MOGO (MOGO: TSE, NASDAQ) is only one of two publicly-traded companies that I have bought in the last six months that have anything to do with cryptocurrency.
But the bitcoin-buying service now offered by MOGO had nothing to do with the strong performance of the stock.
If I were to guess, MOGO is doing well because the management team is continuing to execute the business plan and is meeting analyst expectations.
The revenue of $15.4 million this quarter beat the street’s expectation by $1 million CAD.
MOGO management said they would reach 800K to 1 million new members by fiscal 2018. With 654K members at present, and year-over-year growth of 49%, that target is looking more achievable.
MOGO is a fintech company, and even more importantly, a Canadian fintech company that trades at a significant discount to its US peers.
With the NASDAQ listing, and MOGO management aggressively courting US investors, I’m hoping that discount shrinks—a lot.

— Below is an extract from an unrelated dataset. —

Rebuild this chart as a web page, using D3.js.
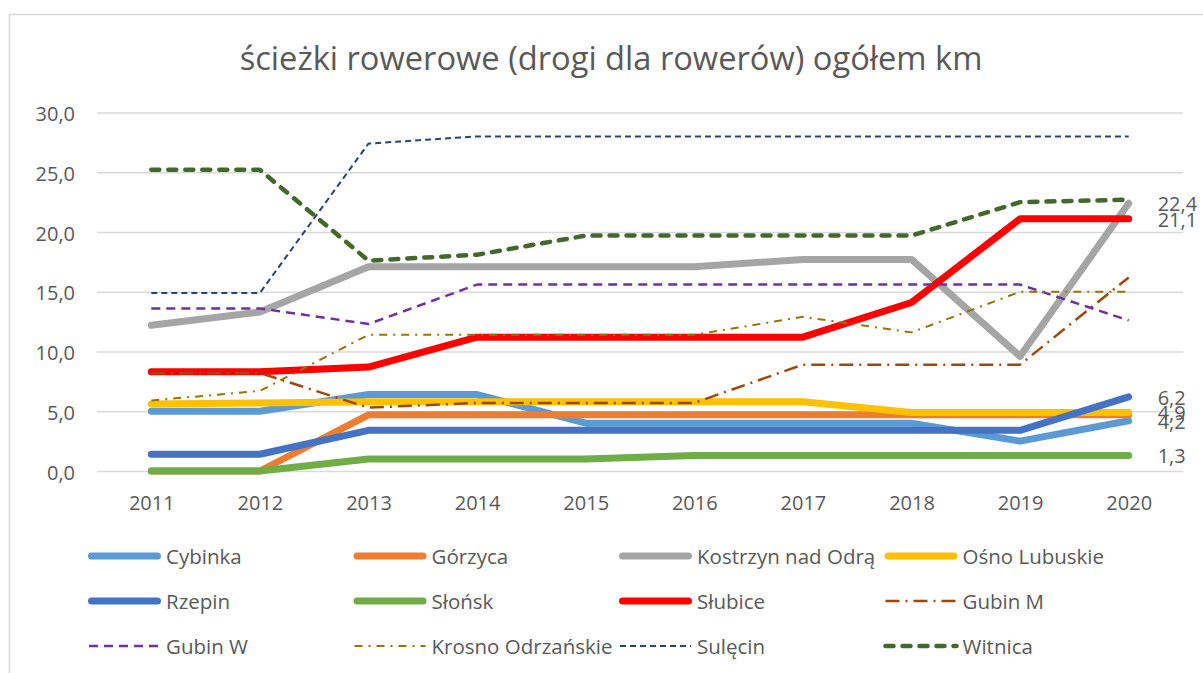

MOGO currently has a market of $110 million CAD. That’s NOTHING for private equity investors in the US, let alone fintech companies that have already gone publich
Greg Feller, the CEO of MOGO, has openly stated that the company has sunk $100 million in development of their fintech platform which now has the ability to expand with new product offerings at little increased cost to the company.
For example there is the cryptocurrency angle: MOGO now has the capacity to sell bitcoin to its customer base.
Such functionality hasn’t paid off for MOGO yet, but the lousy performance of bitcoin over 2018 doesn’t seem to have hurt it at all.
Upside without downside—that’s what I call an asymmetric trade. That’s what I look for in my investments. And this looks good to me.